Sa mère opératique est le torrent Cécile Galois, en Reine Clémentine, habituée heureuse et transgenre lyrique des scènes marseillaises. Le port de reine est à l’égal du port de voix : puissant, rassurant et accueillant. Elle a l’art d’encapsuler le pouvoir de la parole dans le chant. Elle est la maman du conte de fée, dont l’ample vibrato berce, et la fourrure du timbre réchauffe.
Le Roi Bobèche d’Antoine Normand n’a pas de mal à lui offrir un plein contraste. Sa mise et son allure volontairement déboutonnée et chancelante contrastent avec la virtuosité requise et donnée par l’acteur-chanteur à cette autre figure de roi-fou. La pantomine physico-buccale atteint le timbre lui-même qui, astringent, trompette sa renommée : « Quand on me parle, on doit garder le silence. »
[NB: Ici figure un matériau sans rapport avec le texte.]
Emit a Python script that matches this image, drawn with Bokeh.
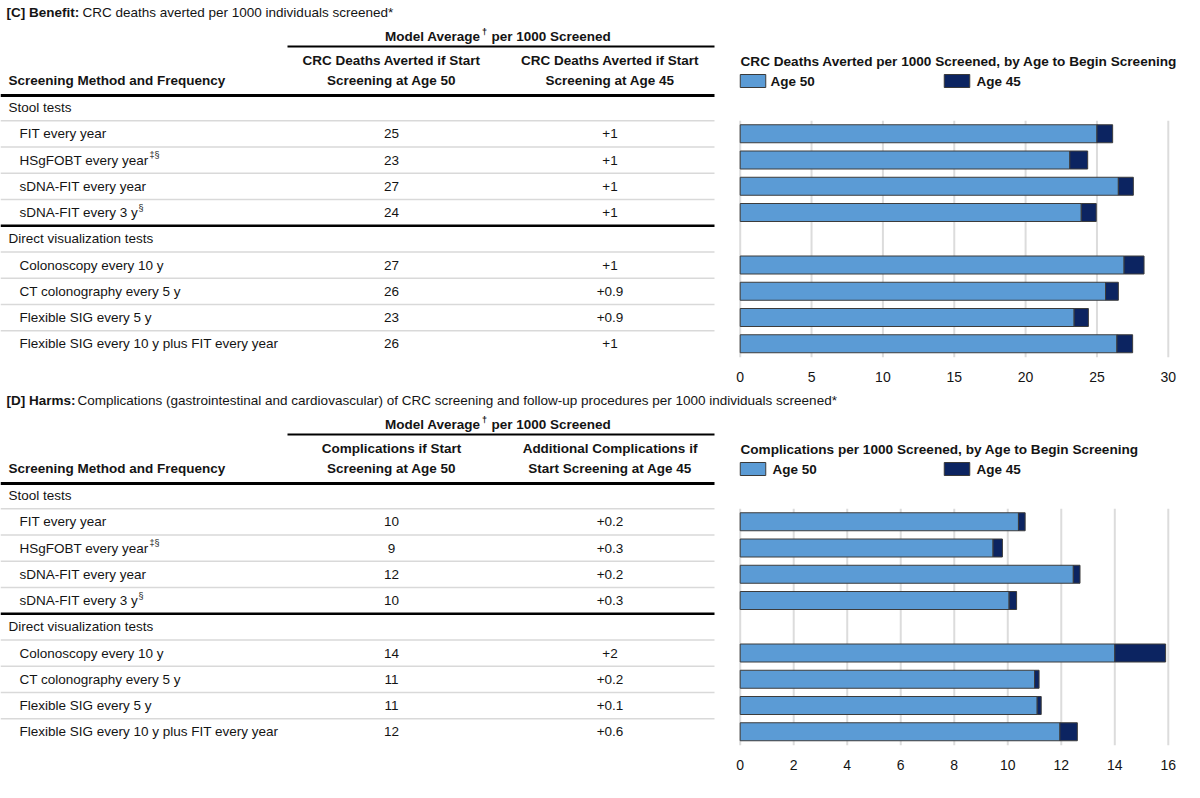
from bokeh.plotting import figure
from bokeh.models import Range1d, LinearAxis, FixedTicker
from bokeh.layouts import column
from bokeh.core.properties import value
from bokeh.embed import file_html
from bokeh.resources import INLINE

FONT = "Liberation Sans"

# ---------------- data ----------------
groups = ["Stool tests", "Direct visualization tests"]
methods = ["FIT every year", "HSgFOBT every year", "sDNA-FIT every year", "sDNA-FIT every 3 y",
           "Colonoscopy every 10 y", "CT colonography every 5 y", "Flexible SIG every 5 y",
           "Flexible SIG every 10 y plus FIT every year"]
method_marks = ["", "\u2021\u00a7", "", "\u00a7", "", "", "", ""]
method_group = [0, 0, 0, 0, 1, 1, 1, 1]
series_names = ["Age 50", "Age 45"]
series_colors = ["#5B9BD5", "#0C2461"]

# Panel C – benefit
c_title_bold = "[C] Benefit:"
c_title_rest = "CRC deaths averted per 1000 individuals screened*"
c_col2_head = ["CRC Deaths Averted if Start", "Screening at Age 50"]
c_col3_head = ["CRC Deaths Averted if Start", "Screening at Age 45"]
c_chart_title = "CRC Deaths Averted per 1000 Screened, by Age to Begin Screening"
c_age50_label = ["25", "23", "27", "24", "27", "26", "23", "26"]
c_age45_label = ["+1", "+1", "+1", "+1", "+1", "+0.9", "+0.9", "+1"]
c_age50 = [25.0, 23.1, 26.5, 23.9, 26.9, 25.6, 23.4, 26.4]
c_age45_extra = [1.1, 1.25, 1.05, 1.05, 1.4, 0.9, 1.0, 1.1]
c_ticks = [0, 5, 10, 15, 20, 25, 30]

# Panel D – harms
d_title_bold = "[D] Harms:"
d_title_rest = ("Complications (gastrointestinal and cardiovascular) of CRC screening and "
                "follow-up procedures per 1000 individuals screened*")
d_col2_head = ["Complications if Start", "Screening at Age 50"]
d_col3_head = ["Additional Complications if", "Start Screening at Age 45"]
d_chart_title = "Complications per 1000 Screened, by Age to Begin Screening"
d_age50_label = ["10", "9", "12", "10", "14", "11", "11", "12"]
d_age45_label = ["+0.2", "+0.3", "+0.2", "+0.3", "+2", "+0.2", "+0.1", "+0.6"]
d_age50 = [10.4, 9.45, 12.45, 10.05, 14.0, 11.0, 11.1, 11.95]
d_age45_extra = [0.25, 0.35, 0.25, 0.28, 1.9, 0.17, 0.15, 0.65]
d_ticks = [0, 2, 4, 6, 8, 10, 12, 14, 16]

model_avg_left = "Model Average"
model_avg_mark = "\u2020"
model_avg_right = "per 1000 Screened"
method_head = "Screening Method and Frequency"

# ---------------- layout constants (pixels) ----------------
PAGE_L, PAGE_R = 0, 1184
PITCH = 26.25
BAR_X0 = 739.7
BAR_X1 = 1167.8
TABLE_R = 714
COL2_X, COL3_X = 391, 609.5
FS = "13.5px"
TXT_COLOR = "#141414"


def txt(p, x, y, t, size=FS, bold=False, align="left", color=TXT_COLOR):
    p.text(x=x, y=y, text=t, text_font=value(FONT), text_font_size=size,
           text_font_style="bold" if bold else "normal", text_align=align,
           text_baseline="middle", text_color=color)


def panel(page_top, height, frame_bottom, off, title_bold, title_rest, title_rest_x,
          col2_head, col3_head, chart_title, lab50, lab45, v50, v45, ticks, age50_text_x):
    p = figure(width=PAGE_R - PAGE_L, height=height, output_backend="svg", toolbar_location=None,
               x_axis_type=None, y_axis_type=None,
               x_range=Range1d(PAGE_L, PAGE_R), y_range=Range1d(frame_bottom, page_top),
               min_border_left=0, min_border_right=0, min_border_top=0,
               min_border_bottom=page_top + height - frame_bottom)
    p.outline_line_color = None
    p.background_fill_color = "white"
    p.border_fill_color = "white"
    tmax = ticks[-1]
    px = (BAR_X1 - BAR_X0) / tmax
    p.extra_x_ranges = {"bars": Range1d((PAGE_L - BAR_X0) / px, (PAGE_R - BAR_X0) / px)}

    # titles
    txt(p, [6], [12 + off], [title_bold], bold=True)
    txt(p, [title_rest_x], [12 + off], [title_rest])
    txt(p, [480], [36 + off], [model_avg_left], bold=True, align="right")
    txt(p, [481.5], [31 + off], [model_avg_mark], size="9px", bold=True)
    txt(p, [491], [36 + off], [model_avg_right], bold=True)
    p.segment(x0=[287], x1=[TABLE_R], y0=[46 + off], y1=[46 + off], line_color="#000000", line_width=2)
    txt(p, [COL2_X, COL2_X], [60 + off, 80 + off], col2_head, bold=True, align="center")
    txt(p, [COL3_X, COL3_X], [60 + off, 80 + off], col3_head, bold=True, align="center")
    txt(p, [8], [80 + off], [method_head], bold=True)
    p.segment(x0=[PAGE_L], x1=[TABLE_R], y0=[95 + off], y1=[95 + off], line_color="#000000", line_width=3)

    # rows
    first = 107 + off
    row_y = []
    k = 0
    for g in range(len(groups)):
        gy = first + PITCH * k
        txt(p, [8], [gy], [groups[g]])
        k += 1
        for i, m in enumerate(methods):
            if method_group[i] == g:
                row_y.append(first + PITCH * k)
                k += 1
    sep_y = [first + PITCH * (j + 0.5) for j in range(k - 1)]
    thick_y = first + PITCH * 4.5
    light = [y for y in sep_y if abs(y - thick_y) > 1]
    p.segment(x0=[PAGE_L] * len(light), x1=[TABLE_R] * len(light), y0=light, y1=light,
              line_color="#D9D9D9", line_width=1.5)
    p.segment(x0=[PAGE_L], x1=[TABLE_R], y0=[thick_y], y1=[thick_y], line_color="#000000", line_width=2.5)

    txt(p, [19] * len(methods), row_y, methods)
    sup_x = {1: 149, 3: 138}
    for i, mk in enumerate(method_marks):
        if mk:
            txt(p, [sup_x[i]], [row_y[i] - 5], [mk], size="9px")
    txt(p, [COL2_X] * len(methods), row_y, lab50, align="center")
    txt(p, [COL3_X] * len(methods), row_y, lab45, align="center")

    # chart title and legend
    txt(p, [740], [60.5 + off], [chart_title], size="13.6px", bold=True)
    p.rect(x=[752.5, 956.5], y=[80.5 + off] * 2, width=25.5, height=13,
           fill_color=series_colors, line_color="#3A3A3A", line_width=1)
    txt(p, [age50_text_x, 976], [81 + off] * 2, series_names, bold=True)

    # grid lines
    g_top = row_y[0] - 13
    g_bot = row_y[-1] + 13.5
    p.segment(x0=ticks, x1=ticks, y0=[g_top] * len(ticks), y1=[g_bot] * len(ticks),
              x_range_name="bars", line_color="#DCDCDC", line_width=2)

    # stacked bars
    right45 = [a + b for a, b in zip(v50, v45)]
    p.hbar(y=row_y, left=0, right=v50, height=18, x_range_name="bars",
           fill_color=series_colors[0], line_color="#3C3C3C", line_width=1)
    p.hbar(y=row_y, left=v50, right=right45, height=18, x_range_name="bars",
           fill_color=series_colors[1], line_color="#3C3C3C", line_width=1)

    ax = LinearAxis(x_range_name="bars", ticker=FixedTicker(ticks=ticks), bounds=(0, tmax))
    ax.axis_line_color = None
    ax.major_tick_line_color = None
    ax.minor_tick_line_color = None
    ax.major_tick_out = 0
    ax.major_tick_in = 0
    ax.major_label_standoff = 3
    ax.major_label_text_font = FONT
    ax.major_label_text_font_size = "14px"
    ax.major_label_text_color = TXT_COLOR
    p.add_layout(ax, "below")
    return p


top = panel(0, 390, 368, 0, c_title_bold, c_title_rest, 82, c_col2_head, c_col3_head,
            c_chart_title, c_age50_label, c_age45_label, c_age50, c_age45_extra, c_ticks, 770)
bottom = panel(390, 392, 756, 388, d_title_bold, d_title_rest, 77, d_col2_head, d_col3_head,
               d_chart_title, d_age50_label, d_age45_label, d_age50, d_age45_extra, d_ticks, 772)

layout = column(top, bottom, spacing=0)
open("out.html", "w").write(file_html(layout, INLINE))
Le chef Nader Abbassi capte l’essence rythmique de la partition et de sa conception scénique. Il s’empare avec jubilation et tendresse de la fosse marseillaise, en grande forme, pour la guider dans un dédale de cadences, textures et climats contrastés, du grondement au sautillement, le tout sans excès, afin de ne pas perdre le fil. La gestique, précise, juste, produit des obliques comme en réponse aux mouvements scéniques des acteurs. De leur côté, les chœurs sont homogènes, équilibrés, engagés. Ils rendent hommage à l’éclectisme intelligent de l’écriture d’Offenbach. Les cinq épouses de Barbe-Bleue sont assurées par des membres du chœur, femmes-dragées et drapées de rose, cueillies dans leur jeunesse.
Au final, autant de mariages que d’enterrements. Entre roman noir et comédie romantique, le spectacle appelle les applaudissements d’un public conquis à la cause de la gaieté.